Ter zitting heeft beklaagde verklaard dat een medewerker van zijn kantoor een reactie op de review van klager heeft geschreven en daarbij de achternaam van klager heeft genoemd. Hij heeft erkend dat dit niet had gemoeten.
De commissie is van oordeel dat door (de medewerker van) beklaagde op dit punt onzorgvuldig en in strijd met artikel 5 van de NVW Erecode is gehandeld. Dit betekent dat de klacht van klager in dit opzicht gegrond is.

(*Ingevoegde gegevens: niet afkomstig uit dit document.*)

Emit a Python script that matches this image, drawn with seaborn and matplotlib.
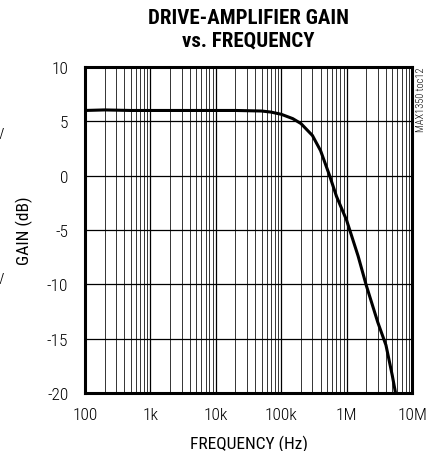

De aard en de ernst van de tuchtrechtelijk verwijtbare gedraging van beklaagde rechtvaardigen naar het oordeel van de commissie, onder verwijzing naar artikel 1 lid 2, sub c, van haar reglement, het opleggen van de sanctie van een geldboete van € 500,–.
De conclusie uit het voorgaande is dat de klacht van klager gedeeltelijk gegrond is. Daarom zal beklaagde, overeenkomstig het bepaalde in artikel 14 van het reglement van de commissie, aan klager het klachtengeld dat deze aan de commissie heeft betaald voor de behandeling van dit geschil, moeten vergoeden. Dit is een bedrag van € 99,99.
Bovendien is beklaagde op grond van artikel 15 lid 1 van dat reglement een bijdrage in de behandelingskosten van het geschil verschuldigd
Hetgeen partijen voorts nog naar voren hebben gebracht behoeft geen bespreking, nu dit niet tot een ander oordeel kan leiden.
Derhalve wordt beslist als volgt.
Beslissing
De commissie:
verklaart de klacht over het onzorgvuldig omgaan door beklaagde met persoonsgegevens van klager gegrond en verklaart de klacht voor het overige ongegrond;
legt beklaagde een boete van € 500,– op;
veroordeelt beklaagde tot vergoeding aan klager van het klachtengeld. Betaling dient binnen één maand na verzending van dit bindend advies plaats te vinden;
bepaalt dat beklaagde overeenkomstig het reglement van de commissie behandelingskosten aan de commissie is verschuldigd;
wijst het meer of anders verzochte af.
Aldus beslist door de Geschillencommissie Tuchtcommissie Vastgoedprofessionals, bestaande uit de heer mr. A.R.O. Mooy, voorzitter, de heer J. Verdoold en mevrouw mr. E.J.P.J.M. Kneepkens, leden, in aanwezigheid van mevrouw mr. drs. I.M. van Trier, secretaris, op 8 april 2025.